Queste premesse sono necessarie per capire il valore dello studio di Schafran e coautori. “Spesso gli alberi filogenetici contengono delle discrepanze”, spiega Mercuri. “Questo accade perché solitamente vengono esaminati solo alcuni gruppi di geni raccolti da specie caratterizzate da un’ampia diversità genetica. Attraverso l’utilizzo di sofisticate tecniche di elaborazione, gli autori di questo studio sono riusciti invece a mappare dieci genomi completi rappresentativi di tutte le famiglie di antocerote esistenti, ottenendo quindi un dataset prezioso, che sarà di riferimento per ricerche future.

È sorprendente, inoltre, come all’interno di questo phylum così circoscritto, che oggi comprende un numero di specie piuttosto limitato (circa trecento in tutto il mondo), sia stata osservata un’enorme diversità genetica. La divisione delle antocerote è caratterizzata infatti da una grande ricchezza in termini di potenzialità espressiva”. In altre parole, il corredo genetico di questi piccoli organismi contiene molti “assi nella manica” che nel corso dei milioni di anni si sono manifestati all’occorrenza, per rispondere a determinate sfide ambientali. “È come se questa divisione fosse dotata di un cestino pieno di informazioni e avesse la possibilità di esprimere di volta in volta la migliore a seconda delle condizioni esterne”, commenta Mercuri.

La ricerca sulle antocerote è importante anche nell’ottica della conservazione degli ecosistemi e della salvaguardia della biodiversità. “Queste piante, come altre briofite, hanno un genotipo plastico e dinamico”, prosegue la professoressa. “Ciò le rende particolarmente adatte per il fitorisanamento, per la ricolonizzazione di habitat degradati e il ripristino ambientale”.

Lo studio del mondo vegetale può insegnarci anche alcune importanti lezioni sull’adattamento. “Le piante hanno colonizzato tantissimi ambienti differenti, modificando la propria fisiologia”, afferma Mercuri. “Lo stesso vale per la specie Homo Sapiens, che nel corso dei millenni ha mostrato una notevole resilienza, riuscendo a conquistare molte diverse nicchie ecologiche. Le piante servono a ricordarci, quindi, che l’adattamento è possibile, ma richiede tempo: una risorsa che oggi stiamo perdendo. In passato, i mutamenti ambientali avvenivano lentamente e lasciavano quindi il tempo agli esseri viventi di adattarsi, ma l’accelerazione attuale dei cambiamenti climatici causata dall’attività umana mette a rischio questo equilibrio”.
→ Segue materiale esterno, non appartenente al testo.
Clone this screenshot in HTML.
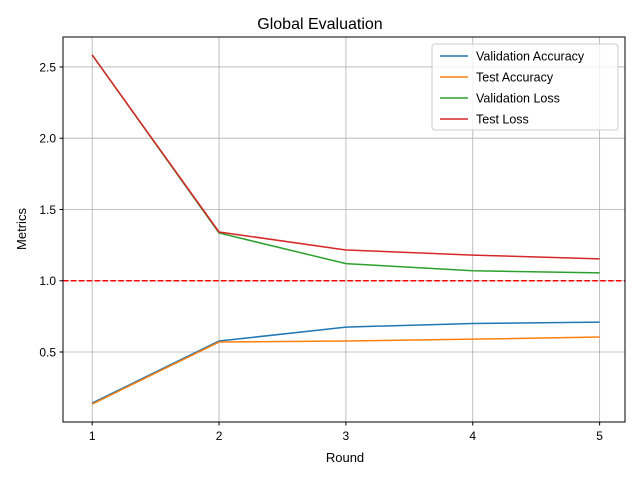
<!DOCTYPE html>
<html><head><meta charset="utf-8"><style>
body{margin:0;background:#fff;}
svg{display:block;font-family:"Liberation Sans","DejaVu Sans",sans-serif;}
</style></head><body>
<svg id="chart" width="640" height="480" viewBox="0 0 640 480" xmlns="http://www.w3.org/2000/svg">
<rect width="640" height="480" fill="#fff"/>
<g id="grid"></g>
<line x1="63" y1="281" x2="625" y2="281" stroke="#ff0000" stroke-width="1.5" stroke-dasharray="5.5,2.4" id="ref"/>
<g id="series"></g>
<rect x="63" y="37" width="562" height="385" fill="none" stroke="#000" stroke-width="1"/>
<g id="ticks"></g>
<text x="320" y="29" font-size="16" text-anchor="middle">Global Evaluation</text>
<text x="345" y="462" font-size="13" text-anchor="middle">Round</text>
<text transform="translate(26,229) rotate(-90)" font-size="13" text-anchor="middle">Metrics</text>
<g id="legend"></g>
</svg>
<script>
const rounds=[1,2,3,4,5];
const seriesNames=["Validation Accuracy","Test Accuracy","Validation Loss","Test Loss"];
const valAcc=[0.142,0.577,0.675,0.70,0.71];
const testAcc=[0.135,0.57,0.577,0.59,0.605];
const valLoss=[2.584,1.335,1.12,1.07,1.055];
const testLoss=[2.584,1.342,1.216,1.18,1.153];
const xTicks=[1,2,3,4,5];
const yTicks=[0.5,1.0,1.5,2.0,2.5];
const refValue=1.0;
const colors=["#1f77b4","#ff7f0e","#2ca02c","#d62728"];
const NS="http://www.w3.org/2000/svg";
const L=63,R=625,T=37,B=422;
const xMin=0.77,xMax=5.2,yMin=0.009,yMax=2.71;
function xs(v){return L+(v-xMin)/(xMax-xMin)*(R-L);}
function ys(v){return B-(v-yMin)/(yMax-yMin)*(B-T);}
function mk(t,a,p){const e=document.createElementNS(NS,t);for(const k in a)e.setAttribute(k,a[k]);p.appendChild(e);return e;}
const grid=document.getElementById('grid'),ticks=document.getElementById('ticks'),ser=document.getElementById('series'),leg=document.getElementById('legend');
const ref=document.getElementById('ref');ref.setAttribute('y1',ys(refValue));ref.setAttribute('y2',ys(refValue));


xTicks.forEach(v=>{const x=xs(v);
const g=mk('line',{x1:x,x2:x,y1:T,y2:B,stroke:'#b0b0b0','stroke-width':0.8},grid);


mk('line',{x1:x,x2:x,y1:B,y2:B+3.5,stroke:'#000'},ticks);
const t=mk('text',{x:x,y:B+18,'font-size':12,'text-anchor':'middle'},ticks);t.textContent=v;

});
yTicks.forEach(v=>{const y=ys(v);
const g=mk('line',{x1:L,x2:R,y1:y,y2:y,stroke:'#b0b0b0','stroke-width':0.8},grid);


mk('line',{x1:L-3.5,x2:L,y1:y,y2:y,stroke:'#000'},ticks);
const t=mk('text',{x:L-7,y:y+4.5,'font-size':12,'text-anchor':'end'},ticks);t.textContent=v.toFixed(1);

});
[valAcc,testAcc,valLoss,testLoss].forEach((d,i)=>{
const p=mk('polyline',{points:d.map((v,j)=>xs(rounds[j])+','+ys(v)).join(' '),fill:'none',stroke:colors[i],'stroke-width':1.5},ser);

});
const box=mk('rect',{x:432,y:44,width:186,height:86,rx:3,fill:'#fff','fill-opacity':0.8,stroke:'#ccc'},leg);


seriesNames.forEach((n,i)=>{const y=56+i*21;
mk('line',{x1:440,x2:468,y1:y,y2:y,stroke:colors[i],'stroke-width':1.5},leg);
const t=mk('text',{x:476,y:y+4.5,'font-size':12.5},leg);t.textContent=n;

});
</script>
</body></html>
Studiare l’evoluzione vegetale permette quindi non solo di capire il passato, ma anche di imparare a gestire il futuro. “Si tratta di un motivo in più per investire in questo tipo di ricerca, che soffre da decenni di carenza di fondi, nonostante un rinnovato interesse nei confronti della materia da parte di tanti giovani studenti e ricercatori”, commenta la professoressa Mercuri, che segnala infine l’importanza di un approccio multidisciplinare. “È fondamentale che le ricerche basate sull’analisi molecolare (come quella di Schafran e coautori) procedano di pari passo con gli studi paleontologici incentrati sullo studio delle spore fossili risalenti a centinaia di milioni di anni fa e ancora oggi rilevabili nei depositi antichi. Solo attraverso l’integrazione di diversi tipi di dati è possibile ricostruire l’evoluzione degli organismi vegetali, che non va considerata un processo astratto, bensì una storia complessa e dinamica, composta da luoghi, tempi, condizioni climatiche e ambienti in continua trasformazione”.